▸ Records for this exercise
---------------

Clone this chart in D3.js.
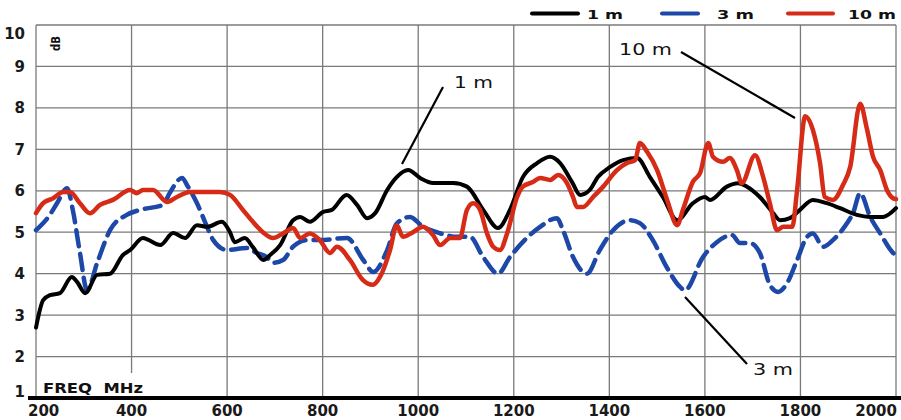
<!DOCTYPE html>
<html>
<head>
<meta charset="utf-8">
<script src="https://cdn.jsdelivr.net/npm/d3@7/dist/d3.min.js"></script>
<style>
  html, body { margin: 0; padding: 0; background: #fff; }
  svg { display: block; }
</style>
</head>
<body>
<div id="chart"></div>
<script>
// ---- Data ----
const xTicks = [200, 400, 600, 800, 1000, 1200, 1400, 1600, 1800, 2000];
const yTicks = [1, 2, 3, 4, 5, 6, 7, 8, 9, 10];
const seriesNames = ["1 m", "3 m", "10 m"];

const freq1m = [200, 215, 229, 250, 275, 286, 303, 328, 355, 382, 397, 424, 434, 460, 487, 512, 537, 558, 589, 606, 616, 637, 654, 676, 690, 711, 738, 753, 773, 801, 819, 850, 872, 893, 910, 935, 955, 979, 1004, 1031, 1073, 1102, 1136, 1167, 1192, 1219, 1249, 1276, 1297, 1322, 1339, 1359, 1376, 1401, 1429, 1458, 1485, 1512, 1542, 1575, 1600, 1611, 1646, 1669, 1688, 1715, 1743, 1757, 1778, 1799, 1826, 1855, 1883, 1918, 1946, 1973, 2000];
const db1m = [2.7, 3.36, 3.48, 3.53, 3.92, 3.8, 3.53, 3.97, 4.0, 4.45, 4.57, 4.86, 4.82, 4.69, 4.98, 4.86, 5.17, 5.13, 5.25, 5.0, 4.76, 4.86, 4.64, 4.33, 4.45, 4.69, 5.29, 5.37, 5.25, 5.49, 5.54, 5.9, 5.66, 5.34, 5.46, 6.02, 6.33, 6.5, 6.31, 6.19, 6.19, 6.1, 5.54, 5.1, 5.54, 6.33, 6.67, 6.82, 6.67, 6.21, 5.9, 6.02, 6.33, 6.57, 6.74, 6.79, 6.33, 5.85, 5.29, 5.7, 5.85, 5.78, 6.1, 6.18, 6.1, 5.85, 5.46, 5.29, 5.34, 5.54, 5.78, 5.7, 5.58, 5.42, 5.37, 5.37, 5.58];

const freq3m = [200, 229, 244, 265, 277, 292, 307, 328, 355, 390, 418, 466, 480, 506, 516, 537, 558, 571, 600, 641, 662, 683, 696, 717, 738, 767, 794, 851, 885, 906, 935, 955, 983, 1010, 1039, 1081, 1108, 1136, 1167, 1192, 1227, 1255, 1290, 1303, 1324, 1353, 1380, 1408, 1443, 1464, 1491, 1520, 1548, 1558, 1596, 1625, 1657, 1673, 1694, 1715, 1736, 1753, 1772, 1793, 1814, 1826, 1847, 1868, 1897, 1910, 1925, 1946, 1967, 1994, 2000];
const db3m = [5.05, 5.42, 5.7, 6.06, 5.54, 4.5, 3.6, 4.26, 5.05, 5.42, 5.54, 5.66, 5.95, 6.31, 6.14, 5.7, 5.13, 4.81, 4.57, 4.62, 4.5, 4.4, 4.26, 4.33, 4.65, 4.81, 4.81, 4.86, 4.33, 4.04, 4.57, 5.21, 5.37, 5.13, 5.0, 4.89, 4.89, 4.4, 4.0, 4.4, 4.86, 5.13, 5.34, 5.05, 4.4, 4.0, 4.57, 5.05, 5.29, 5.22, 4.81, 4.16, 3.68, 3.6, 4.4, 4.76, 4.93, 4.74, 4.74, 4.5, 3.73, 3.56, 3.77, 4.33, 4.89, 4.97, 4.65, 4.81, 5.21, 5.46, 5.94, 5.37, 4.97, 4.5, 4.45];

const freq10m = [200, 215, 236, 257, 271, 292, 313, 334, 361, 397, 411, 424, 445, 474, 495, 522, 558, 585, 606, 633, 654, 675, 696, 717, 738, 753, 773, 794, 815, 830, 857, 884, 905, 920, 941, 955, 968, 989, 1010, 1031, 1046, 1067, 1087, 1102, 1115, 1129, 1144, 1157, 1171, 1186, 1207, 1219, 1240, 1255, 1276, 1293, 1311, 1324, 1332, 1345, 1366, 1387, 1416, 1437, 1454, 1464, 1479, 1500, 1521, 1542, 1554, 1575, 1590, 1607, 1617, 1638, 1652, 1667, 1677, 1705, 1722, 1736, 1751, 1764, 1783, 1793, 1810, 1826, 1841, 1851, 1868, 1889, 1904, 1925, 1939, 1952, 1967, 1981, 1994, 2000];
const db10m = [5.46, 5.7, 5.82, 5.97, 5.97, 5.7, 5.46, 5.66, 5.78, 6.02, 5.94, 6.02, 6.02, 5.73, 5.85, 5.97, 5.97, 5.97, 5.9, 5.54, 5.25, 5.0, 4.86, 4.97, 5.1, 4.86, 4.97, 4.81, 4.5, 4.65, 4.33, 3.85, 3.73, 3.92, 4.57, 5.17, 4.89, 5.0, 5.13, 4.93, 4.69, 4.86, 4.86, 5.54, 5.7, 5.55, 4.97, 4.65, 4.57, 4.97, 5.85, 6.1, 6.21, 6.31, 6.26, 6.38, 6.19, 5.85, 5.61, 5.61, 5.85, 6.1, 6.5, 6.67, 6.74, 7.15, 6.94, 6.5, 5.78, 5.17, 5.54, 6.22, 6.43, 7.15, 6.82, 6.7, 6.79, 6.5, 6.18, 6.86, 6.33, 5.7, 5.05, 5.13, 5.13, 6.02, 7.8, 7.47, 6.67, 5.85, 5.78, 6.14, 6.57, 8.1, 7.5, 6.82, 6.5, 6.02, 5.82, 5.8];

// ---- Layout ----
const W = 901, H = 420;
const svg = d3.select("#chart").append("svg")
  .attr("width", W).attr("height", H)
  .style("font-family", "'DejaVu Sans', sans-serif");

svg.append("rect").attr("width", W).attr("height", H).attr("fill", "#fff");

const x = d3.scaleLinear().domain([200, 2000]).range([36, 896]);
const y = d3.scaleLinear().domain([1, 10]).range([398, 25]);

const gridColor = "#7a7a7a";

// horizontal grid lines
svg.append("g").selectAll("line").data(yTicks.filter(d => d > 1)).join("line")
  .attr("x1", x(200)).attr("x2", x(2000))
  .attr("y1", d => y(d)).attr("y2", d => y(d))
  .attr("stroke", gridColor).attr("stroke-width", 1.3);

// vertical grid lines
svg.append("g").selectAll("line").data(xTicks).join("line")
  .attr("x1", d => x(d)).attr("x2", d => x(d))
  .attr("y1", y(10)).attr("y2", y(1))
  .attr("stroke", gridColor).attr("stroke-width", 1.3);

// white box behind the FREQ MHz label
svg.append("rect").attr("x", x(200) + 1.5).attr("y", 373)
  .attr("width", 115).attr("height", 24).attr("fill", "#fff");

// y tick labels
svg.append("g").selectAll("text").data(yTicks).join("text")
  .attr("x", 25).attr("y", d => y(d))
  .attr("dy", d => d === 10 ? "0.95em" : (d === 1 ? "-0.05em" : "0.36em"))
  .attr("text-anchor", "end")
  .attr("font-size", 15).attr("font-weight", "bold").attr("fill", "#1a1a1a")
  .text(d => d);

// x tick labels
svg.append("g").selectAll("text").data(xTicks).join("text")
  .attr("x", d => d === 200 ? x(d) - 8 : (d === 2000 ? x(d) + 1 : x(d)))
  .attr("y", 416)
  .attr("text-anchor", d => d === 200 ? "start" : (d === 2000 ? "end" : "middle"))
  .attr("font-size", 15).attr("font-weight", "bold").attr("fill", "#1a1a1a")
  .text(d => d);

// thick bottom axis
svg.append("line").attr("x1", 28).attr("x2", W).attr("y1", y(1)).attr("y2", y(1))
  .attr("stroke", "#000").attr("stroke-width", 4);

// axis titles
svg.append("text").attr("x", 43).attr("y", 393)
  .attr("font-size", 14.5).attr("font-weight", "bold").attr("fill", "#111")
  .attr("xml:space", "preserve")
  .attr("textLength", 100).attr("lengthAdjust", "spacingAndGlyphs")
  .text("FREQ  MHz");
svg.append("text").attr("transform", "translate(60,51) rotate(-90)")
  .attr("font-size", 13).attr("font-weight", "bold").attr("fill", "#111")
  .attr("textLength", 15).attr("lengthAdjust", "spacingAndGlyphs")
  .text("dB");

// ---- Series ----
const line = d3.line().x(d => x(d[0])).y(d => y(d[1])).curve(d3.curveMonotoneX);
const zip = (a, b) => a.map((v, i) => [v, b[i]]);

const series = [
  { name: seriesNames[0], data: zip(freq1m, db1m), color: "#000000", width: 4, dash: null },
  { name: seriesNames[1], data: zip(freq3m, db3m), color: "#1d48a8", width: 4.5, dash: "16,8" },
  { name: seriesNames[2], data: zip(freq10m, db10m), color: "#d62b17", width: 4.5, dash: null }
];

// draw order: 3 m, 1 m, 10 m (red on top)
[series[1], series[0], series[2]].forEach(s => {
  svg.append("path").datum(s.data)
    .attr("d", line)
    .attr("fill", "none")
    .attr("stroke", s.color)
    .attr("stroke-width", s.width)
    .attr("stroke-linejoin", "round")
    .attr("stroke-linecap", "round")
    .attr("stroke-dasharray", s.dash);
});

// ---- Legend ----
const legendLine = [[532, 578], [662, 698], [788, 833]];
const legendText = [587, 717, 848];
const legendLen = [36, 37, 48];
const lg = svg.append("g");
series.forEach((s, i) => {
  lg.append("line").attr("x1", legendLine[i][0]).attr("x2", legendLine[i][1])
    .attr("y1", 13.5).attr("y2", 13.5)
    .attr("stroke", s.color).attr("stroke-width", 4).attr("stroke-linecap", "round");
  lg.append("text").attr("x", legendText[i]).attr("y", 19)
    .attr("font-size", 13).attr("font-weight", "bold").attr("fill", "#111")
    .attr("textLength", legendLen[i]).attr("lengthAdjust", "spacingAndGlyphs")
    .text(s.name);
});

// ---- Annotations ----
const annText = [
  { t: "1 m", x: 454, y: 88, len: 39 },
  { t: "10 m", x: 619, y: 55, len: 53 },
  { t: "3 m", x: 753, y: 375, len: 40 }
];
svg.append("g").selectAll("text").data(annText).join("text")
  .attr("x", d => d.x).attr("y", d => d.y)
  .attr("font-size", 16.5).attr("fill", "#111")
  .attr("textLength", d => d.len).attr("lengthAdjust", "spacingAndGlyphs")
  .text(d => d.t);

const leaders = [
  [[443, 87], [402, 164]],
  [[681, 52], [795, 118]],
  [[685, 297], [747, 364]]
];
svg.append("g").selectAll("line").data(leaders).join("line")
  .attr("x1", d => d[0][0]).attr("y1", d => d[0][1])
  .attr("x2", d => d[1][0]).attr("y2", d => d[1][1])
  .attr("stroke", "#000").attr("stroke-width", 2.2);
</script>
</body>
</html>
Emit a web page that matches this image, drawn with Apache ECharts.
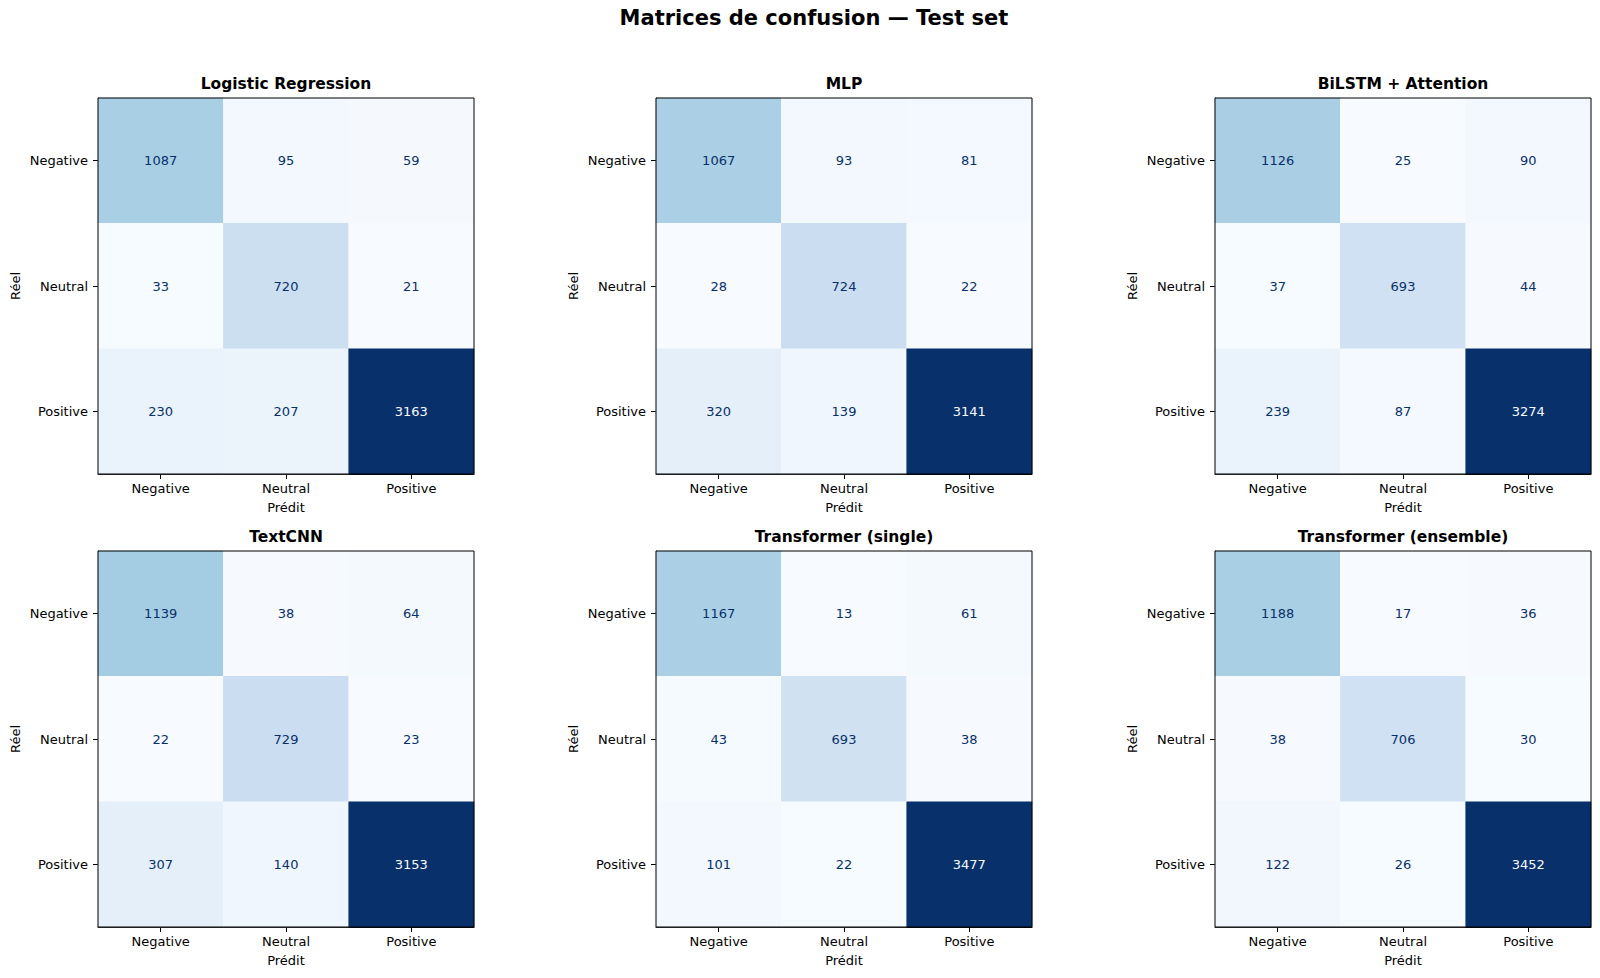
<!DOCTYPE html>
<html>
<head>
<meta charset="utf-8">
<title>Matrices de confusion — Test set</title>
<script src="https://cdn.jsdelivr.net/npm/echarts@6/dist/echarts.min.js"></script>
<style>
  html, body { margin: 0; padding: 0; background: #fff; }
  #chart { width: 1600px; height: 978px; }
</style>
</head>
<body>
<div id="chart"></div>
<script>
// classes
var classes = ['Negative', 'Neutral', 'Positive'];

// modèles
var models = ['Logistic Regression', 'MLP', 'BiLSTM + Attention',
              'TextCNN', 'Transformer (single)', 'Transformer (ensemble)'];

// matrices (lignes = réel, colonnes = prédit)
var cmLogReg = [[1087, 95, 59], [33, 720, 21], [230, 207, 3163]];
var cmMlp = [[1067, 93, 81], [28, 724, 22], [320, 139, 3141]];
var cmBilstm = [[1126, 25, 90], [37, 693, 44], [239, 87, 3274]];
var cmTextcnn = [[1139, 38, 64], [22, 729, 23], [307, 140, 3153]];
var cmTransSingle = [[1167, 13, 61], [43, 693, 38], [101, 22, 3477]];
var cmTransEns = [[1188, 17, 36], [38, 706, 30], [122, 26, 3452]];

var matrices = [cmLogReg, cmMlp, cmBilstm, cmTextcnn, cmTransSingle, cmTransEns];

// palette "Blues" de matplotlib
var blues = ['#f7fbff', '#deebf7', '#c6dbef', '#9ecae1', '#6baed6',
             '#4292c6', '#2171b5', '#08519c', '#08306b'];

var FONT = 'DejaVu Sans';
var colLeft = [98, 656, 1215];
var rowTop = [98, 551];
var cellBox = 376;

var grids = [], xAxes = [], yAxes = [], series = [], visualMaps = [], graphics = [];

matrices.forEach(function (cm, k) {
    var col = k % 3, row = Math.floor(k / 3);
    var flat = [].concat.apply([], cm);
    var vmin = Math.min.apply(null, flat), vmax = Math.max.apply(null, flat);
    var thresh = (vmin + vmax) / 2;

    grids.push({
        left: colLeft[col], top: rowTop[row], width: cellBox, height: cellBox,
        show: true, z: 10, backgroundColor: 'transparent',
        borderColor: '#000', borderWidth: 1
    });

    xAxes.push({
        gridIndex: k, type: 'category', data: classes, position: 'bottom',
        name: 'Prédit', nameLocation: 'middle', nameGap: 27,
        nameTextStyle: {fontFamily: FONT, fontSize: 13, color: '#000'},
        axisLine: {show: true, lineStyle: {color: '#000', width: 1}},
        axisTick: {show: true, alignWithLabel: true, length: 5, lineStyle: {color: '#000'}},
        axisLabel: {fontFamily: FONT, fontSize: 13, color: '#000', margin: 8},
        splitLine: {show: false}
    });

    yAxes.push({
        gridIndex: k, type: 'category', data: classes, inverse: true,
        name: 'Réel', nameLocation: 'middle', nameGap: 76,
        nameTextStyle: {fontFamily: FONT, fontSize: 13, color: '#000'},
        axisLine: {show: true, lineStyle: {color: '#000', width: 1}},
        axisTick: {show: true, alignWithLabel: true, length: 5, lineStyle: {color: '#000'}},
        axisLabel: {fontFamily: FONT, fontSize: 13, color: '#000', margin: 10},
        splitLine: {show: false}
    });

    var data = [];
    cm.forEach(function (rowVals, i) {
        rowVals.forEach(function (v, j) {
            data.push({
                value: [j, i, v],
                label: {color: v < thresh ? '#08306b' : '#f7fbff'}
            });
        });
    });

    series.push({
        type: 'heatmap', xAxisIndex: k, yAxisIndex: k, data: data,
        label: {
            show: true, fontFamily: FONT, fontSize: 13,
            formatter: function (p) { return p.value[2]; }
        },
        emphasis: {disabled: true},
        itemStyle: {borderWidth: 0}
    });

    visualMaps.push({
        show: false, seriesIndex: k, min: vmin, max: vmax, dimension: 2,
        inRange: {color: blues}
    });

    graphics.push({
        type: 'text', x: colLeft[col] + cellBox / 2, y: rowTop[row] - 14,
        style: {
            text: models[k], textAlign: 'center', textVerticalAlign: 'middle',
            font: 'bold 15.5px "' + FONT + '"', fill: '#000'
        }
    });
});

graphics.push({
    type: 'text', x: 814, y: 18,
    style: {
        text: 'Matrices de confusion — Test set', textAlign: 'center', textVerticalAlign: 'middle',
        font: 'bold 21px "' + FONT + '"', fill: '#000'
    }
});

var chart = echarts.init(document.getElementById('chart'), null, {renderer: 'svg'});
chart.setOption({
    backgroundColor: '#fff',
    animation: false,
    textStyle: {fontFamily: FONT},
    grid: grids,
    xAxis: xAxes,
    yAxis: yAxes,
    visualMap: visualMaps,
    series: series,
    graphic: graphics
});
</script>
</body>
</html>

---------------

▸ Problem details
Everything above from the line with "Emit a web page" through the line with "(single)', 'Transformer (ensemble)'];" should be retyped exactly, and nothing else; omit pictures.

▸ Solution to this task
Emit a web page that matches this image, drawn with Apache ECharts.
<!DOCTYPE html>
<html>
<head>
<meta charset="utf-8">
<title>Matrices de confusion — Test set</title>
<script src="https://cdn.jsdelivr.net/npm/echarts@6/dist/echarts.min.js"></script>
<style>
  html, body { margin: 0; padding: 0; background: #fff; }
  #chart { width: 1600px; height: 978px; }
</style>
</head>
<body>
<div id="chart"></div>
<script>
// classes
var classes = ['Negative', 'Neutral', 'Positive'];

// modèles
var models = ['Logistic Regression', 'MLP', 'BiLSTM + Attention',
              'TextCNN', 'Transformer (single)', 'Transformer (ensemble)'];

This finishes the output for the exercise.